Kurban Bayramı tatilinin on güne uzatılması, birçok dostumuza tatil yapma fırsatı sağladı. Yine birçok dostumuzun rotası, benim de her fırsat bulduğumda ziyaret ettiğim Sakız Adası olacak. Sakız Adası ve Türkiye arasında turistik ve ticari iletişimin gelişmesi için büyük çaba göstermiş, 2013 yılında 51 yaşında vefat eden Andonis Palios sadece 4 yıl sonra bu iletişim ve etkileşimin bu kadar yoğunlaşarak artacağını öngörebilir miydi, bilemiyorum. Andonis, karşı kıyıları gören deniz kenarında bir evde doğup büyümüştü. Küçük Asya dağlarının ardından çıkan güneşin görüntüsüyle büyüleniyordu. Güneş gökyüzünde yükselip her yeri aydınlattığında gördükleri karşısında heyecan duyuyordu. Çeşme'ye yolculuk ediyor, Sakız Adası'nı diğer kıyıdan seyrediyordu. Güneş ışığıyla aydınlanmış Sakız Adası'nın dağlarını karşıdan görünce bir an kendinden geçiyordu. Nerede olduğunu bilmiyordu. Sakız'dan mı Türkiye'ye bakıyor, Türkiye'den mi Sakız'a bakıyordu, bilmiyordu. 'Aynıyız biz' diyordu. Böylece Türklerin Sakızlıları, Sakızlıların Türkleri daha iyi tanıması için çalışmayı kendine hedef edinmişti.
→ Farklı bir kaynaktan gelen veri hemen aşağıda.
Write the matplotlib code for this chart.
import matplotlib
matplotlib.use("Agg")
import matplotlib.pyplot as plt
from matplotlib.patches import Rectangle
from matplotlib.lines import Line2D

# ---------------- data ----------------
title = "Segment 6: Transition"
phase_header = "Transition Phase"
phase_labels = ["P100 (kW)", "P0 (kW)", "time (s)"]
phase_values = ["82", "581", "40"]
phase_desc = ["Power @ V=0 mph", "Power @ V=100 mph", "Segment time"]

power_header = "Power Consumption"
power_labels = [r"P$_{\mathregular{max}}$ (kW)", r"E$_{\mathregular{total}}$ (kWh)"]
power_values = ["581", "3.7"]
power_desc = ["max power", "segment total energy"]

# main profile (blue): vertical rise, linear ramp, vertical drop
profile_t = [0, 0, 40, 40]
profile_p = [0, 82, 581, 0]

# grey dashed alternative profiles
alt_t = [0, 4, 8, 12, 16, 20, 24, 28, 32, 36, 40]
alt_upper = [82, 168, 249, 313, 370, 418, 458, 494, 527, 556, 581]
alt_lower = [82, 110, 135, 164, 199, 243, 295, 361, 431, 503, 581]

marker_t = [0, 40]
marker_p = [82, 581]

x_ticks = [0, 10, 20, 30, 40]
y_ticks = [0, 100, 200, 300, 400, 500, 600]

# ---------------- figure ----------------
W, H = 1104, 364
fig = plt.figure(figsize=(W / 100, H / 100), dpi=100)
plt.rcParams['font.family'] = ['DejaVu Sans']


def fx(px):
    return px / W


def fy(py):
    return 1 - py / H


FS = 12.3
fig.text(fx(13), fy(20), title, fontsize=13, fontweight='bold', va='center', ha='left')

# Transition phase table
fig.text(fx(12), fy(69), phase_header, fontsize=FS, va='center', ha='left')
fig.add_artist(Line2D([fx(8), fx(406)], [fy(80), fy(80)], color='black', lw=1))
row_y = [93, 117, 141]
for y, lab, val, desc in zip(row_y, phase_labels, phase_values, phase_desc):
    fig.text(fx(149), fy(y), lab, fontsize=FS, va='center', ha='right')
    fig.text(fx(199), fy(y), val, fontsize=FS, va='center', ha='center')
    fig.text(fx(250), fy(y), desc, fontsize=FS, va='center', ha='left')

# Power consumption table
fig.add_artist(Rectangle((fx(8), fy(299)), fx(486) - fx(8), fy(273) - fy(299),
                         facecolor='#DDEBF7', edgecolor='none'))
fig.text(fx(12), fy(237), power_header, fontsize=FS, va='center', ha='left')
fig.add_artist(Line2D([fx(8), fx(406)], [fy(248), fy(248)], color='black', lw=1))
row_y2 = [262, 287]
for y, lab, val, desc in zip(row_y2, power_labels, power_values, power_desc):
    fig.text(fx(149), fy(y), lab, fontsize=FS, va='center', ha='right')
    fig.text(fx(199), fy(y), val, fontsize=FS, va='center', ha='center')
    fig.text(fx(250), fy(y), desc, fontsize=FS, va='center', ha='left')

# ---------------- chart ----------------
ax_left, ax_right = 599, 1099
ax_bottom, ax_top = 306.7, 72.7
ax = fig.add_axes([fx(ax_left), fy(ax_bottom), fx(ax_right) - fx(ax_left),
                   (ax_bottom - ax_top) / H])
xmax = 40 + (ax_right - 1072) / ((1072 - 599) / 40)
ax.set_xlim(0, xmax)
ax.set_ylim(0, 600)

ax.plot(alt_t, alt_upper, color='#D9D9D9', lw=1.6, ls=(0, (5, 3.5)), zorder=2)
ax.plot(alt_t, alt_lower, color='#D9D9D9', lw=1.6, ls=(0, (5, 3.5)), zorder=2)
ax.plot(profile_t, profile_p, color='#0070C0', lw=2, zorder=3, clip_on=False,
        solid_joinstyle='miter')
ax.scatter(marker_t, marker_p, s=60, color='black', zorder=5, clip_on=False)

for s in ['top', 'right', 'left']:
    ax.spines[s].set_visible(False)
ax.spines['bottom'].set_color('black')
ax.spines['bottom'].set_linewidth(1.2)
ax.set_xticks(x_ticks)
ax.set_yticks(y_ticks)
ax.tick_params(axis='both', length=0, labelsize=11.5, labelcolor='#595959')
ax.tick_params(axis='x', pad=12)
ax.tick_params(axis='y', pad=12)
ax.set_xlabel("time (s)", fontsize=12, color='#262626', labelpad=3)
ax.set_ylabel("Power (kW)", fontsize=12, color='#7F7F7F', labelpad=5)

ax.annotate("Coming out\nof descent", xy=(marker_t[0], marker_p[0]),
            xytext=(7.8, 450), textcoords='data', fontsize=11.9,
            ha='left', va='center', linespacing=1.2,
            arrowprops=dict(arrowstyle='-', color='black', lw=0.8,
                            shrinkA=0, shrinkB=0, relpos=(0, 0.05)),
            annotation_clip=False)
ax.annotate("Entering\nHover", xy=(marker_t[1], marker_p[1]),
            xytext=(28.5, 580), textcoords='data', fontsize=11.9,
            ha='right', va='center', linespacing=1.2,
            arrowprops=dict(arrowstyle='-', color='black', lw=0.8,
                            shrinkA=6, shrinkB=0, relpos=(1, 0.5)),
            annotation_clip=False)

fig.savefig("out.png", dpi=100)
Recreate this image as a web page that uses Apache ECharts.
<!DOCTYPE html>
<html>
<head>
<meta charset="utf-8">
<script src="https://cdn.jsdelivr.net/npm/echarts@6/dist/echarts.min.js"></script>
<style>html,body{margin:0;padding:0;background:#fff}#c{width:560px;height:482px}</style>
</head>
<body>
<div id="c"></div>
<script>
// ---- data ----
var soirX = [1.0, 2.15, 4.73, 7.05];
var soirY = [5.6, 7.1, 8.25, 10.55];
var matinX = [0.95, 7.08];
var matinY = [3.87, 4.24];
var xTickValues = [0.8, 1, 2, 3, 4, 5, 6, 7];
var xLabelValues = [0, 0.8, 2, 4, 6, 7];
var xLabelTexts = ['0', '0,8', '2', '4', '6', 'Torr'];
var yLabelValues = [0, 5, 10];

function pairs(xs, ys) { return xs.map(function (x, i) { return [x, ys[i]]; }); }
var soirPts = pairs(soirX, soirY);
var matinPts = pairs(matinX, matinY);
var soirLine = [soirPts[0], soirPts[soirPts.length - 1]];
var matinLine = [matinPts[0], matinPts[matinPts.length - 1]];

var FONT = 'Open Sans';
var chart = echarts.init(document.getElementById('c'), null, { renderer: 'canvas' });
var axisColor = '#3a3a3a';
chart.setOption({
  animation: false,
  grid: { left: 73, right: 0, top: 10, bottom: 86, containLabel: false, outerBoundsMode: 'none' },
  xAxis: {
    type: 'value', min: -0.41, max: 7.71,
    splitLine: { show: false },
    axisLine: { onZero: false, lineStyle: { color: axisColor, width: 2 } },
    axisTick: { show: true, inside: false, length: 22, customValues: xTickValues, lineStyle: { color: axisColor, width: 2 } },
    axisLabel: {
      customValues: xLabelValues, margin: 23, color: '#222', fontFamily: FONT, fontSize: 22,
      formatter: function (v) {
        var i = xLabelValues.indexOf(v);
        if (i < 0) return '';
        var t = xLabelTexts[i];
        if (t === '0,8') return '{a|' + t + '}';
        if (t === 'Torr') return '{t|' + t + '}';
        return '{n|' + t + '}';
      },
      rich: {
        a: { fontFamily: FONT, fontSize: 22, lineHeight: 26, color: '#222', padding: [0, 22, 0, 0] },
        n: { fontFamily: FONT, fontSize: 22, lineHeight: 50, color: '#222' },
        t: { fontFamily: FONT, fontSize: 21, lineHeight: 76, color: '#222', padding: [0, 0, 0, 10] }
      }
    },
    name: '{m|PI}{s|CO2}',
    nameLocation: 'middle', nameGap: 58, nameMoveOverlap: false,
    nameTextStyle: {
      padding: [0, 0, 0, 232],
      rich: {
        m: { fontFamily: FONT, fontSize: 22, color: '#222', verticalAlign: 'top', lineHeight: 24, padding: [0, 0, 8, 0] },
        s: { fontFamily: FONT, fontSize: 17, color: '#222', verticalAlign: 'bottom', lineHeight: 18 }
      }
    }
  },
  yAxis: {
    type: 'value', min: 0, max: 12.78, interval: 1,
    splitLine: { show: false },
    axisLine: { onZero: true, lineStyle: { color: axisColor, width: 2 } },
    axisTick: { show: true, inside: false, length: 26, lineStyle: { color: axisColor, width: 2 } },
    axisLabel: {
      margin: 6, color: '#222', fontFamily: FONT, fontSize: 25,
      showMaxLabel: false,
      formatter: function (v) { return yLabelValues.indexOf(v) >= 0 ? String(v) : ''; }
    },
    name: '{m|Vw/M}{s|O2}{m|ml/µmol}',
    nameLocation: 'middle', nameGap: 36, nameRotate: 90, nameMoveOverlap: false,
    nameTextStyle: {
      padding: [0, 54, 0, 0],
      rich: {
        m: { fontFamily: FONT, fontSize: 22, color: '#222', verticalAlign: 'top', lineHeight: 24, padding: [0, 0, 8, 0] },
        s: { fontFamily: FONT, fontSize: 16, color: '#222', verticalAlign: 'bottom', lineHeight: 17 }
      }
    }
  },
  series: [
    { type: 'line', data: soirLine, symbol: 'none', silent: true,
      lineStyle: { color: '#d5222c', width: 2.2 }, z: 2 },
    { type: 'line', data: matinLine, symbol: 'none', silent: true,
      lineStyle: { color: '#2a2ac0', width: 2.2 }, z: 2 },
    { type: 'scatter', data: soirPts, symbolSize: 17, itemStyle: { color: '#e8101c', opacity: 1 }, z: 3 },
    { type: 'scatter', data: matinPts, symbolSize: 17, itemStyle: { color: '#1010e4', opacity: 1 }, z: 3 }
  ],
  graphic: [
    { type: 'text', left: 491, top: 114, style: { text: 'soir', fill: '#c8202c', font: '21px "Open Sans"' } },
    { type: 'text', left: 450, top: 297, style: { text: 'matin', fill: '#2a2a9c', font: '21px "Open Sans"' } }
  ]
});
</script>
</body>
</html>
Andonis'in bu duygularını okuduğumda, 2 Ağustos 2015'te Haber Ekspres gazetesinde yazmış olduğum 'Karşı kıyıdan' isimli köşe yazısındaki duygularımla ne kadar çok yakınlık gösterdiğini hissettim. O yazımda, Şırnak'ta askerlik yaparken, Cudi Dağı'na bakıp, ardındaki çok uzaklardaki İzmir'in ışıklarını hayal ettiğimi, Sakız Adası'nda ise kadehimi kaldırdığımda karşımda Çeşme'nin ışıklarını görebildiğimi ifade ediyordum. Ne çok benziyorduk birbirimize. Bizi kimler, yabancı kılmıştı? Şimdi, kimler Kürtleri yabancılaştırmaya çalışıyor diye soruyordum. Aynı coğrafyayı paylaşan halklar olarak ne kadar çok birbirimize benziyoruz. Ne kadar çok iç içeyiz. Emperyalist ülkeler ve her iki ülkenin politikacıları yıllarca iki kıyının insanlarının yüreklerine nefretle düşmanlık tohumları ekmişlerdi. Bir o kadar yakınken, bu tohumlar bizleri bir o kadar uzak kılıyordu. Oysa aynı güneş bizi ısıtıyor, Ege Denizi'nin aynı suyuyla ıslanıyor ve aynı bulutlar bize yağmuru getiriyordu.

Sakız Adası'na giden birçok dostumuz nerede ne yenir, nerede denize girilir diye sorup duruyorlar. Sakız Adası'nda her yerde yemek yer, her yerde denize girer ve her yerde mutlu olabilirsiniz. Ama Sakız Adası'nda belki de en çok ayırt etmeniz gereken şey, orada sen, ben olmadığıdır. Orada sadece bizler olduğumuzdur. Bunu ayırt edebilmek, sadece kısa tatil ziyaretinizde değil, bir ömür kalbinizde ve benliğinizde güzel bir tat ve huzur hissi bırakır. Bu tadı, huzuru ve benzerlikleri ziyaret ettiğiniz başka yerlerde de keşfettiğinizde aldığınız tatlar, algılarınız artar. İnsanları, sadece insan oldukları için sever, acılarımızın ve mutluluklarımızın nasıl da birbirininin aynı olduğunu keşfedersiniz.

İnsanoğlunun her biri farklı birini seviyor, farklı birine aşık. İyi ki de öyle. Düşünsenize herkes tek kişiye aşık olsa, dünya ne kadar zor olurdu herkes için. Aslında farklı şeyleri, farklı yerleri sevmek zenginliklerimizi arttırır. Sen Kos Adası'nı, o Paris'i, bir diğeri Bodrum'u sever. Ama yeter ki hepimiz birilerini sevelim, bir şeyleri sevelim. O zaman, benzerliklerimiz, hoşgörümüz, sevgimiz artar. O zaman da bayramlar gerçek bayram olmaz mı?